SPLAT documentation - chapter 1
Overview

SPLAT provides both a language for defining robot plans and control laws and a runtime capable of executing these plans. The emphasis is on flexibility and simple construction. SPLAT provides a basic core of primitives for describing both continuous and discrete actions. It does not address issues of knowledge representation, planning, etc. (which are the sorts of research issues one might want to use SPLAT as a testbed for) but does provide hooks for these sorts of algorithms to use SPLAT as their back end.

A basic assumption behind SPLAT is that most useful kinds of robot behavior will be guided by some sort of closed-loop feedback control. SPLAT fills the gap between a plan specification, which is generally an open-loop, top-down description of the sub-parts of a robot task, and physical control of the robot apparatus, which is guided by both the plan and the dynamic nature of the environment.

This is accomplished by allowing the basic unit of plan construction to be much more than a set of motor controls. Instead, each plan primitive (or splat) is a rich structure containing multiple methods of execution, handlers for exceptional conditions, restrictions on the context in which the action is appropriate, and so on.

The basic unit of task execution is a single splat. A splat describes a discrete action which has a clearly-defined "begin" and "end" points, as opposed to a continuous behavior that has "start" and "stop" points. A splat might describe how to pick up an object, how to traverse a doorway, or how to call an elevator. Splats can be hierarchically composed to build primitive skills into complex plans. The system was designed so that a programmer could define a library of primitive skills as splats which could be the building blocks for a planning system. Using splats as the intermediate language between automatic planning and plan execution allows the planning system to focus on describing the solution and lets the splat system deal with robustness and exception handling.

An action which is continuous and has no predetermined termination conditions is called a behavior. For example, following a wall is best described as a behavior, but going from one end of a hallway to another is best described as a splat.

The implementation of SPLAT is a library of code and syntax forms which depends heavily on the extended Scheme language implemented by RScheme. RScheme provides a capable object system, support for multiple threads of execution, and a powerful syntactic extension mechanism, and SPLAT is heavily intertwined with all of these facilities.


1.1 Reasons for using SPLAT

Since SPLAT is a tool, and not an end in itself, it has the burden of providing measurable benefit over existing solutions if it is to be used and useful. We wrote SPLAT to be a functional replacement for Firby's RAPS system, which we found to be excessively complex and burdened by the results of several generations of incremental fixes and extensions. As a replacement for RAPS, SPLAT has several virtues.

1.1.1 Small implementation, modest scope

The current source for SPLAT comes to less than 2000 lines of Scheme code. This is a manageable, understandable, modifyable code base. RAPS is about 8000 lines of Common Lisp code, and more importantly, 8000 lines of Common Lisp code that someone else wrote. RAPS includes a planner and knowledge representation system that are not necessarily the ones I want. SPLAT leaves planning and knowledge representation to the researcher, and leaves the action sequencing and closed-loop control as a self-contained entity that can be fit into any planning and control framework.

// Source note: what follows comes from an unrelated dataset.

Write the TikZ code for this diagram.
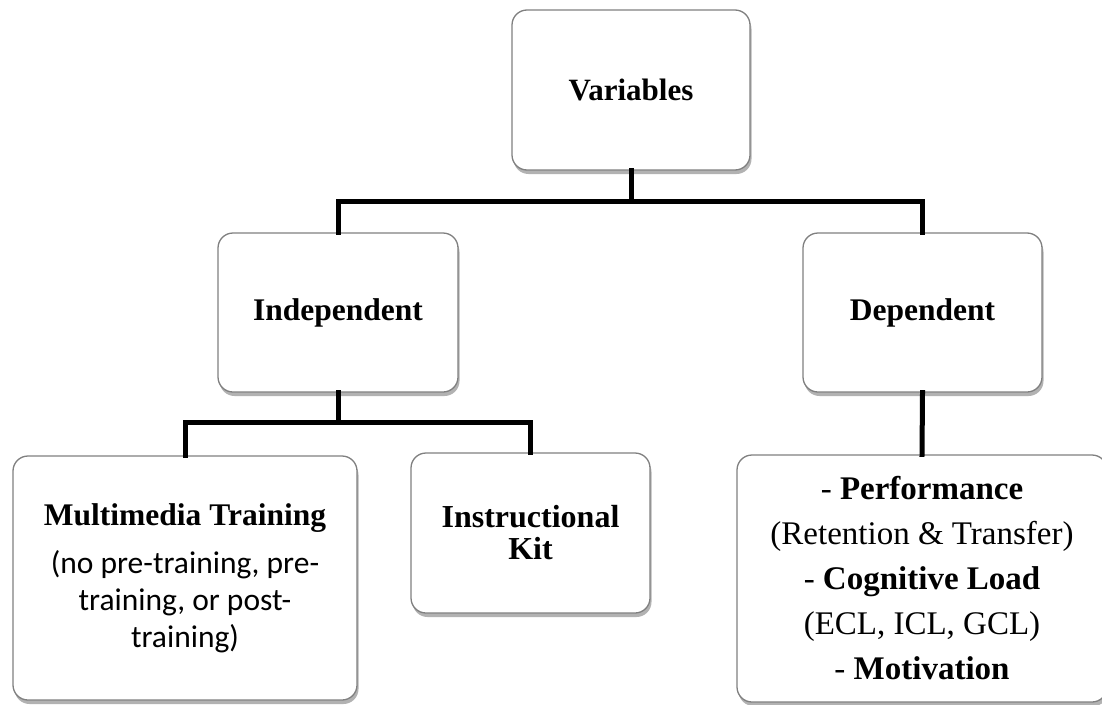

1.1.2 Integration of continuous and discrete actions

RAPS separates "skills" from RAPS, requiring continuous behaviors to be written in C language and put in a different executable without ready access to the LISP environment. SPLAT uses RScheme's multithreaded runtime, which gives continuous behaviors access to the same environment as discrete actions. If you want to go outside the Scheme environment, you can. Locally, we use SPLAT with an inter-language distributed object system (to be released in future versions of the SPLAT code, or when ARGUS becomes ready for public view, whichever comes first) that lets us have C code running on whatever machine is most capable. But it's easy to keep as much information as you want available for both discrete and continuous control processes.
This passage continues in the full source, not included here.